In Teheran, Stalin and Churchill took up residence in the adjacent Russian and “ British embassies, which were protected by a single perimeter under British and Russian guard. But Roosevelt, in the American embassy, lay a mile or so distant, entailing the inconvenience, if not the danger, of mutual journeyings to meet in session. Molotov, the Russian foreign minister, suggested that Roosevelt come to live in an annexe to the Russian embassy; Churchill backed the idea; and the President and his staff duly moved in. With hindsight and knowledge of Russian skills in "bugging”, it may be surmised that Molotov was not only prompted by emotions of hospitality and concern for the President’s safety; certainly the Russian delegation was to show itself acutely aware of the differences over strategy and policy between the British and Americans. Harry Hopkins wrote: "The servants who made their beds and cleaned their rooms were all members of the highly efficient NKVD, the secret police, and expressive bulges were plainly discernible in the hip pockets under their white coats. It was a nervous time for Michael F. Reilly and his own White House secret service men, who were trained to suspect everybody and who did not like to admit into the President’s presence anyone who was armed with as much as a gold toothpick.”
On the afternoon of November 28 the first plenary session of the Teheran Conference ("Eureka”) opened in the Russian embassy under, as with all the sessions, President Roosevelt’s chairmanship.
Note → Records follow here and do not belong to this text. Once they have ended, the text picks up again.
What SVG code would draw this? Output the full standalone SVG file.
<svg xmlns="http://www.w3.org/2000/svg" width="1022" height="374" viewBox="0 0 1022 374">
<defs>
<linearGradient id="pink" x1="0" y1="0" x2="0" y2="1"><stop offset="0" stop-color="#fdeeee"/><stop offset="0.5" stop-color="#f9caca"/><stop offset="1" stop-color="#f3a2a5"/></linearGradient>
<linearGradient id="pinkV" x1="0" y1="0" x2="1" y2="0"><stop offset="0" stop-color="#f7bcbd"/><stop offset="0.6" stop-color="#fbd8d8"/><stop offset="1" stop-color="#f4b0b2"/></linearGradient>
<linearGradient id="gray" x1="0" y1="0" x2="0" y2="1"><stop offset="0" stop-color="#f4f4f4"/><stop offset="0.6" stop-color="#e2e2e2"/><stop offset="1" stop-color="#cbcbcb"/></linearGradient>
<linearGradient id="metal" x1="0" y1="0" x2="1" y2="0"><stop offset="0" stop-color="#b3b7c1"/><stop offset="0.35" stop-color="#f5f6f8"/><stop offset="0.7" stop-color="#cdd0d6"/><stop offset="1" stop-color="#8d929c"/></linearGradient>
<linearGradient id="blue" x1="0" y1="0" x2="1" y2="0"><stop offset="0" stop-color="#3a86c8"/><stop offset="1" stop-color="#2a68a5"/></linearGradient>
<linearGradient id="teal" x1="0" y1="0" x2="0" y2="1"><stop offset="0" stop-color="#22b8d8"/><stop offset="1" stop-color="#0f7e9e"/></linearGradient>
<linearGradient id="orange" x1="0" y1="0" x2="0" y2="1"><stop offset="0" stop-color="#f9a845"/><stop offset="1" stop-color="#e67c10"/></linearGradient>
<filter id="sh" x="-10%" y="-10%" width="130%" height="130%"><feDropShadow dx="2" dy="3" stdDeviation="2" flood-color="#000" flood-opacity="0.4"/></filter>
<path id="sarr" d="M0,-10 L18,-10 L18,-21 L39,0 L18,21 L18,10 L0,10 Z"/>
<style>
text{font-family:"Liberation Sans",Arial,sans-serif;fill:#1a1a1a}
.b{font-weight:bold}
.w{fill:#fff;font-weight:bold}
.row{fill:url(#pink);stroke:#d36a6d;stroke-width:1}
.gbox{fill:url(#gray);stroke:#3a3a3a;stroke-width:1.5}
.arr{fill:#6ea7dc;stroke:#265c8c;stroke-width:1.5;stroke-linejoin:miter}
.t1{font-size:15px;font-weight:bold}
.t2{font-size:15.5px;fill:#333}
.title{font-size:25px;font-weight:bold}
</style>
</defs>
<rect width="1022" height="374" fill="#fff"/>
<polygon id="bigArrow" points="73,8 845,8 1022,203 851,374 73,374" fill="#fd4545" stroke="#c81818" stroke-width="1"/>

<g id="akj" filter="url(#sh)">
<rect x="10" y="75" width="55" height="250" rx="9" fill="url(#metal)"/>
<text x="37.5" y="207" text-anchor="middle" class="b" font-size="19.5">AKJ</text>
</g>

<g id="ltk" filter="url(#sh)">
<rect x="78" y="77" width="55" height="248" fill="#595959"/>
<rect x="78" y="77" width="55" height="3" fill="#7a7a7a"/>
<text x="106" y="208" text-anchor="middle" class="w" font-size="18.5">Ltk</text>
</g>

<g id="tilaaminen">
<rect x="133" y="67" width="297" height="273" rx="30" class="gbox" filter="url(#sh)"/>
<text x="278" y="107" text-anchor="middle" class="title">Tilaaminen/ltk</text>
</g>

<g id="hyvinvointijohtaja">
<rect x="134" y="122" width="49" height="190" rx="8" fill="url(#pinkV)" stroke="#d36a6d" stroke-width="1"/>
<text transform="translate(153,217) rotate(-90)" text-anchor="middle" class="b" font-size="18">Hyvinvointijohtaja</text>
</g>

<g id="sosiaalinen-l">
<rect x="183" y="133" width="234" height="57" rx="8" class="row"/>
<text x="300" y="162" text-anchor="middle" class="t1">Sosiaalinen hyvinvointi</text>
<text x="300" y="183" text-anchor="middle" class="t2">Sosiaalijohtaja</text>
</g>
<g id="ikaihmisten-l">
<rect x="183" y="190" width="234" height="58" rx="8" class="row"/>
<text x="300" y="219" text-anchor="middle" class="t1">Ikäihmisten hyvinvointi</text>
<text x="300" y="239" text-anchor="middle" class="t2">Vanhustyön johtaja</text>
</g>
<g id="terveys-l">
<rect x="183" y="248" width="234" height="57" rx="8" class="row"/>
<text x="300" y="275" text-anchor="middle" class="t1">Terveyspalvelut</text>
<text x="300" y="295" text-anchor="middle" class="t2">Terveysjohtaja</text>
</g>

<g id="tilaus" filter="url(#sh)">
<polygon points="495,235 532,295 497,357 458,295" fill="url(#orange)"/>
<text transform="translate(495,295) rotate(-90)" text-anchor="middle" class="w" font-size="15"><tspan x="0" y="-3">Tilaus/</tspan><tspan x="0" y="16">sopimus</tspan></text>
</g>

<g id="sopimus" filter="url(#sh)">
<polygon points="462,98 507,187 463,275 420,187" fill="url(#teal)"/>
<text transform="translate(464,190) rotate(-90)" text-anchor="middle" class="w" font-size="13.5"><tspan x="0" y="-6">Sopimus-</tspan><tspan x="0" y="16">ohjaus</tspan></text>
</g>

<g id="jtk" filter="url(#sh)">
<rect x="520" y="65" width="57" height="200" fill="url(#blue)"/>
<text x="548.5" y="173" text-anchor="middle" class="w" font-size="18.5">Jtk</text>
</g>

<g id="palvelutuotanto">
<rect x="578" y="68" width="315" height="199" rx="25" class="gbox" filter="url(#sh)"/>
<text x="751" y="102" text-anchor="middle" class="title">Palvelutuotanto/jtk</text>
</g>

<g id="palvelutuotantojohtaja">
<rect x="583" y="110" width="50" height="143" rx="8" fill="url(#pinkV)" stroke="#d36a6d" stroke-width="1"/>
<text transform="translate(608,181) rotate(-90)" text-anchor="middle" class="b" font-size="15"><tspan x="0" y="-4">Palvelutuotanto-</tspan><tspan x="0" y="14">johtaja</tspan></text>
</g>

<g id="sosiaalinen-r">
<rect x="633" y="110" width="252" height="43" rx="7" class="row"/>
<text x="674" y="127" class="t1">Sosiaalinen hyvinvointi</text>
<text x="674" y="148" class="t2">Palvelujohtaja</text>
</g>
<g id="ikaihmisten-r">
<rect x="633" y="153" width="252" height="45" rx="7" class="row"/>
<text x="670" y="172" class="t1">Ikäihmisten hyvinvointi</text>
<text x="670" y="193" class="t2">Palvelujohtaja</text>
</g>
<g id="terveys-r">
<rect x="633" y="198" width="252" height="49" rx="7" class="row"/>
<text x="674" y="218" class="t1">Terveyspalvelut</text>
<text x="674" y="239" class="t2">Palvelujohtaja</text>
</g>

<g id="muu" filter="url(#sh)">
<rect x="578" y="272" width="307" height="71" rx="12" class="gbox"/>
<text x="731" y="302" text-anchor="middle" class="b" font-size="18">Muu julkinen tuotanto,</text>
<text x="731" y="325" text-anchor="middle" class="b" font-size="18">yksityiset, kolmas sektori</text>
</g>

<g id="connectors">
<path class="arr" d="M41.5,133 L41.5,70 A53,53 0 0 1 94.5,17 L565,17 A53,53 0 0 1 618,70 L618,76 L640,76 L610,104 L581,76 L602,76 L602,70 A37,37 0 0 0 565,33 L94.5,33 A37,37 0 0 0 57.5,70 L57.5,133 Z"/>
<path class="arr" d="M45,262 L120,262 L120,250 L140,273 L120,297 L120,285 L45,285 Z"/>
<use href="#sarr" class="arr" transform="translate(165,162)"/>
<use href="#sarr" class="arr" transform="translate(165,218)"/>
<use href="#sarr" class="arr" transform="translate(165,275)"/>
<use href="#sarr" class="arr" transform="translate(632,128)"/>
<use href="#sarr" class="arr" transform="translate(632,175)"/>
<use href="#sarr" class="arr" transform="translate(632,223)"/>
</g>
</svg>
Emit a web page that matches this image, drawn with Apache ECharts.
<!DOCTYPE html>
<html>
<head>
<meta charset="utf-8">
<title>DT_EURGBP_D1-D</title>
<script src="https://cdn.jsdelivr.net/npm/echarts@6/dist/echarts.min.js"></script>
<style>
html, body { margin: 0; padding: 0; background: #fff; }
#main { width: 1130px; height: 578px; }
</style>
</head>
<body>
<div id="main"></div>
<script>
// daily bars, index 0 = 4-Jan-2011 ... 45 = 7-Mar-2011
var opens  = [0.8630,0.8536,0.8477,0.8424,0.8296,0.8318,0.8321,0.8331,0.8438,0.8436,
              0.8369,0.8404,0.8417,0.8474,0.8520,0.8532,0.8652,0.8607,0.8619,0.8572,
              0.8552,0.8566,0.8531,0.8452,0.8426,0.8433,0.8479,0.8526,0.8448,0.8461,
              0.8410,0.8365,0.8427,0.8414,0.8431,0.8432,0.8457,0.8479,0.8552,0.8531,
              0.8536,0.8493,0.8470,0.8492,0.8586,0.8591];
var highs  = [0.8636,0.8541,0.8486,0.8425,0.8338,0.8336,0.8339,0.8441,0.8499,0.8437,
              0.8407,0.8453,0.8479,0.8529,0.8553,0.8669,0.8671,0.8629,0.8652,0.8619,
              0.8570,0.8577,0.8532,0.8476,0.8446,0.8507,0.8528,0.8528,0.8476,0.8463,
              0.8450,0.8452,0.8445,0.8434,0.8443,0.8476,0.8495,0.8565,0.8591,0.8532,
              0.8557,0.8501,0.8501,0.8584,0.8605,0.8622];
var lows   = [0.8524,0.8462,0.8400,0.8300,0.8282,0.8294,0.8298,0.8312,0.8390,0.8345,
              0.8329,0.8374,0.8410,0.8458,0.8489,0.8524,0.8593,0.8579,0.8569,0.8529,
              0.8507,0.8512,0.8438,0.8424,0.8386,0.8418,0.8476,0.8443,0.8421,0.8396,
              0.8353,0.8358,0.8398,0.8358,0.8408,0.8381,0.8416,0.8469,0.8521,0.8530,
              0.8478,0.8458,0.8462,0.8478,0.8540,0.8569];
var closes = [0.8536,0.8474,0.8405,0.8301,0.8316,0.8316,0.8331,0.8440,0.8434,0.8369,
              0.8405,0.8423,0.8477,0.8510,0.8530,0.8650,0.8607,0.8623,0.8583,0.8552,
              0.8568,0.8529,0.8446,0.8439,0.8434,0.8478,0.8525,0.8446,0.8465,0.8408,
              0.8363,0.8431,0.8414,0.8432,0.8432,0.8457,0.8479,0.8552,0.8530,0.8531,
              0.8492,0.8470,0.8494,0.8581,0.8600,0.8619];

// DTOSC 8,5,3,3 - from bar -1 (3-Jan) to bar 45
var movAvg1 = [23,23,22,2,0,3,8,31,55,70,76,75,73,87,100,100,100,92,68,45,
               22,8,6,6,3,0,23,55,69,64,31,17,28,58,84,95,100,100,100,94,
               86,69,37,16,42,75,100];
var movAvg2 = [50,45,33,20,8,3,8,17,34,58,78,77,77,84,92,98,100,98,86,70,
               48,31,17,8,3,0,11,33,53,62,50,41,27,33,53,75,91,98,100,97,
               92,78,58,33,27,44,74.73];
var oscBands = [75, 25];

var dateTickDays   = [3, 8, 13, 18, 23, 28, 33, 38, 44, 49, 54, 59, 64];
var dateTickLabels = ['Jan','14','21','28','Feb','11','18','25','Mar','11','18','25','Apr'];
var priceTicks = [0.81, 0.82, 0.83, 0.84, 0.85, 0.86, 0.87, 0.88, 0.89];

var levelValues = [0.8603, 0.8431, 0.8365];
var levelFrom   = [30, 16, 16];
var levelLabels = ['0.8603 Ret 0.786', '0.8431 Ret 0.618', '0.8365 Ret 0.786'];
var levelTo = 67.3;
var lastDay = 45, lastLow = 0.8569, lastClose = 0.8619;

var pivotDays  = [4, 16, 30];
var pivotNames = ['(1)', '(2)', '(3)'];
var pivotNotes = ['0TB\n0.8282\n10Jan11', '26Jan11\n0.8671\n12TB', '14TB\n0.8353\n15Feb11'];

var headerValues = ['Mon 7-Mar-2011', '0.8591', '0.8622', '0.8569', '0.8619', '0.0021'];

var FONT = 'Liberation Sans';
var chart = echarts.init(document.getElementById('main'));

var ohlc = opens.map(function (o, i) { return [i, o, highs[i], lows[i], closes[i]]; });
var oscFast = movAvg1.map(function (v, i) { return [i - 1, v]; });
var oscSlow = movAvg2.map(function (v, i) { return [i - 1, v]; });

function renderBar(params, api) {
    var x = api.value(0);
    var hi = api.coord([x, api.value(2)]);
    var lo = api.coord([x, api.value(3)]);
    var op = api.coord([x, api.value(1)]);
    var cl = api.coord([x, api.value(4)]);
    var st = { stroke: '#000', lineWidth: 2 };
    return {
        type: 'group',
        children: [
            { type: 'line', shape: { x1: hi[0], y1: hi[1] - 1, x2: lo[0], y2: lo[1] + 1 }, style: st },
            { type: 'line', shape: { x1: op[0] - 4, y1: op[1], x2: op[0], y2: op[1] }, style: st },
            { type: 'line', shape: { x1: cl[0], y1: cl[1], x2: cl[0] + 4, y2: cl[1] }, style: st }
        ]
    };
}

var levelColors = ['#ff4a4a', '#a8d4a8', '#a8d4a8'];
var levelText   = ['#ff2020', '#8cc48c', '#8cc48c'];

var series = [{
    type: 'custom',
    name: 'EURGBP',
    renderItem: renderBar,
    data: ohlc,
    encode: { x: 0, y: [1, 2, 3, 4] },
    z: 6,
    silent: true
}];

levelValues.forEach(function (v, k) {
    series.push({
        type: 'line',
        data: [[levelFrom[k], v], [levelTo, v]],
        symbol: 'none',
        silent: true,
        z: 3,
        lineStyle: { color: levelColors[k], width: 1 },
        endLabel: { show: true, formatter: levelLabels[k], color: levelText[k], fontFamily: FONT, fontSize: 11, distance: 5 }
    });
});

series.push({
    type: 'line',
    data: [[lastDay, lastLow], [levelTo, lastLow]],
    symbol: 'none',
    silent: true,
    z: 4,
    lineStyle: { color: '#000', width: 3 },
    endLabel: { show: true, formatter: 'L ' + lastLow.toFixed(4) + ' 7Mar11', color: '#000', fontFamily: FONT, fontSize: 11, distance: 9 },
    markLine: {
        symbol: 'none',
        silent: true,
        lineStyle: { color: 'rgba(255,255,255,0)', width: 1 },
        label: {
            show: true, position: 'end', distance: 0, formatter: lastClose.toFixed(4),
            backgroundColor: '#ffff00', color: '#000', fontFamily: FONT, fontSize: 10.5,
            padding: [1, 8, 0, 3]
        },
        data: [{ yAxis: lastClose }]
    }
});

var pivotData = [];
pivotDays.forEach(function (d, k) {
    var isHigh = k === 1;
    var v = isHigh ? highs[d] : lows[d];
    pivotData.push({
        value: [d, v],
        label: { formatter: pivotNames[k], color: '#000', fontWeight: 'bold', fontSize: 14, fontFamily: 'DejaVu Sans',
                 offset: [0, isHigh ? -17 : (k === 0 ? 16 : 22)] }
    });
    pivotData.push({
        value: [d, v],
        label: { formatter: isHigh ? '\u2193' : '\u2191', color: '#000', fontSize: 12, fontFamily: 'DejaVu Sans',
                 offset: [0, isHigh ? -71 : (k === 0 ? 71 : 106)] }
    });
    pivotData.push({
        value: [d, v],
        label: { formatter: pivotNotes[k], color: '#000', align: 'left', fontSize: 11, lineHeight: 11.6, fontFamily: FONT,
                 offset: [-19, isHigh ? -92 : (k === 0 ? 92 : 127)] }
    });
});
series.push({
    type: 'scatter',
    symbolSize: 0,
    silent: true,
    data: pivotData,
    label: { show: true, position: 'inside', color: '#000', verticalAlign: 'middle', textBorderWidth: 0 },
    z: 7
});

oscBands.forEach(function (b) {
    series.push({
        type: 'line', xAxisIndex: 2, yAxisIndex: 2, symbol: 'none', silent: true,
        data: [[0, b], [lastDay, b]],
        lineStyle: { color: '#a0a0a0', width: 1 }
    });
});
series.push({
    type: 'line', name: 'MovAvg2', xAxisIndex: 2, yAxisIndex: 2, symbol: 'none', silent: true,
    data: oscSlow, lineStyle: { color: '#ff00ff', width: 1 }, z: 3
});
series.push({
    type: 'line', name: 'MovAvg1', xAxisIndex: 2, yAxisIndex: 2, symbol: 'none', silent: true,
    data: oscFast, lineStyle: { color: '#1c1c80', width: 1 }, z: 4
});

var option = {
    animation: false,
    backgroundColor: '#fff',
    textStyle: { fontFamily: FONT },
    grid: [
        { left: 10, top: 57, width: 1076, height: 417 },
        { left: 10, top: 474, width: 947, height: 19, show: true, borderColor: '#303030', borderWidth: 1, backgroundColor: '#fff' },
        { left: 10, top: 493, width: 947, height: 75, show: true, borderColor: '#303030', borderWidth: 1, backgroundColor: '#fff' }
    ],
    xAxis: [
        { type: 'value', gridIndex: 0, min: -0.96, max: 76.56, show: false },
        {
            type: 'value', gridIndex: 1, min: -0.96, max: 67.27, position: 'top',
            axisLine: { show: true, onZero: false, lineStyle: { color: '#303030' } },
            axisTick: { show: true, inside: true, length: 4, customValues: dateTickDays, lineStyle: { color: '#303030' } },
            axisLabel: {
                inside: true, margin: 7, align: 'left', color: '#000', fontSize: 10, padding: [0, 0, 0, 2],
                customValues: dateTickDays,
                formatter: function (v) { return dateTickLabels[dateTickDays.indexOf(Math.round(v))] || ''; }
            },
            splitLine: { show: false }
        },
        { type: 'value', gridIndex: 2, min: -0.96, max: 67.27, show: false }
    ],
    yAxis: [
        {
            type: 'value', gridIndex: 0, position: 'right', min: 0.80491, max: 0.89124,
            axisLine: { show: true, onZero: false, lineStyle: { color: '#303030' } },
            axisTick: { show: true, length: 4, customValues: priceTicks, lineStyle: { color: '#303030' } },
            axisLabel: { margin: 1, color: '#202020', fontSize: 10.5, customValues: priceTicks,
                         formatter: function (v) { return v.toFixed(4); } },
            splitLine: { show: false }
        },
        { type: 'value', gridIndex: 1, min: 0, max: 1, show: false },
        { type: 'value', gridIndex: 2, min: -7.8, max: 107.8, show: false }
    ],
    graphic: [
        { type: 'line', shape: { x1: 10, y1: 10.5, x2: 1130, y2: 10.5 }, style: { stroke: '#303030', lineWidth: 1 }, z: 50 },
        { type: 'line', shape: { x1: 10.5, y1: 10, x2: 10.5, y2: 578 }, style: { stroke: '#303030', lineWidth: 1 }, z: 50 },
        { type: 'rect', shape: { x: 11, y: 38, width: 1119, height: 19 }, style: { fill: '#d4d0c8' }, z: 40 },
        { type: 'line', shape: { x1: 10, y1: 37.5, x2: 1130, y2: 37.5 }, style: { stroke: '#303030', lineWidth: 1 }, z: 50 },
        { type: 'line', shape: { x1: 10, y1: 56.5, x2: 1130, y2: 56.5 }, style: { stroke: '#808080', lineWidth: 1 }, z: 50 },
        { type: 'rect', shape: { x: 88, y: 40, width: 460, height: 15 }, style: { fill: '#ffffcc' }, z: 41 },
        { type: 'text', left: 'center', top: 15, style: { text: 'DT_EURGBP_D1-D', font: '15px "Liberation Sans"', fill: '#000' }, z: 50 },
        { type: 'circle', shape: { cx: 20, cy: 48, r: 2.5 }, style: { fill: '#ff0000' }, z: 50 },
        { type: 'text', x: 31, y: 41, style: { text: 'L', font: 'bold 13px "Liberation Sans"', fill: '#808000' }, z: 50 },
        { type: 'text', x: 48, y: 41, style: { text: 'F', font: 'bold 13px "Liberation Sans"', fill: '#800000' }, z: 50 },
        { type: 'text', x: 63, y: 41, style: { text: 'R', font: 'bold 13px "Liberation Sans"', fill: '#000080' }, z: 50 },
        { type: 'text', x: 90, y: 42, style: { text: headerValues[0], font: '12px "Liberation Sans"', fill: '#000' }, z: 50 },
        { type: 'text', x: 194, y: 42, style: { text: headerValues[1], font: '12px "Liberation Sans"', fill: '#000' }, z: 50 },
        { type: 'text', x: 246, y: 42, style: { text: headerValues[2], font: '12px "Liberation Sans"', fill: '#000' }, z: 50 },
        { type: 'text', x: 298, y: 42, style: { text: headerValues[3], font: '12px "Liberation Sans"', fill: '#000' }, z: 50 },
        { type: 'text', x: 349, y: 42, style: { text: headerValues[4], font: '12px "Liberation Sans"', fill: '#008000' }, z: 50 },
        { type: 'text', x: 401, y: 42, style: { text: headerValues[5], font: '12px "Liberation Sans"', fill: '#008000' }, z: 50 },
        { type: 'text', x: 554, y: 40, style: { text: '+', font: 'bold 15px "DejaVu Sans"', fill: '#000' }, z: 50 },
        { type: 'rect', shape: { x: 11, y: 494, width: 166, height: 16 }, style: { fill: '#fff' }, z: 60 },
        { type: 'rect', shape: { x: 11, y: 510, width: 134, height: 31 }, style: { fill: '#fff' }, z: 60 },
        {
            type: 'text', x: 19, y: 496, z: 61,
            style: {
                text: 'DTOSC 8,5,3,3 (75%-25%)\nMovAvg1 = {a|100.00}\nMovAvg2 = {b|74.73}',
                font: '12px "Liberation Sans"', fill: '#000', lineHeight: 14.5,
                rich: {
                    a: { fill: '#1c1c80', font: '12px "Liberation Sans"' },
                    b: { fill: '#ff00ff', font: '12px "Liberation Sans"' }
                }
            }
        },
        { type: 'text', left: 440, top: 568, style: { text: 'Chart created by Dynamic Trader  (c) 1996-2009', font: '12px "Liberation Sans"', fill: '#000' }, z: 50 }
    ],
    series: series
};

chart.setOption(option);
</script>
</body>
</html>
Flanked by Molotov and Marshal Voroshilov, Stalin was resplendent in a uniform, according to Lord Moran, "that looks as if it has not been worn before, and gives the impression that it has been specially designed for the occasion. It looks, too, as if the tailor has put on it a shelf on each shoulder, and on it dumped a lot of gold lace with white stars. And there is a broad red stripe down the trousers, which are immaculately creased. All this is crowned with a dreadful hat, smothered with gold braid.” Gaudily uniformed or not, Stalin dominated the conference from the start. In his very opening statement he announced that after Germany’s defeat
Russia would join in the war against Japan, a development that at once threw Anglo-American grand strategy in the Pacific and Far East into the melting-pot.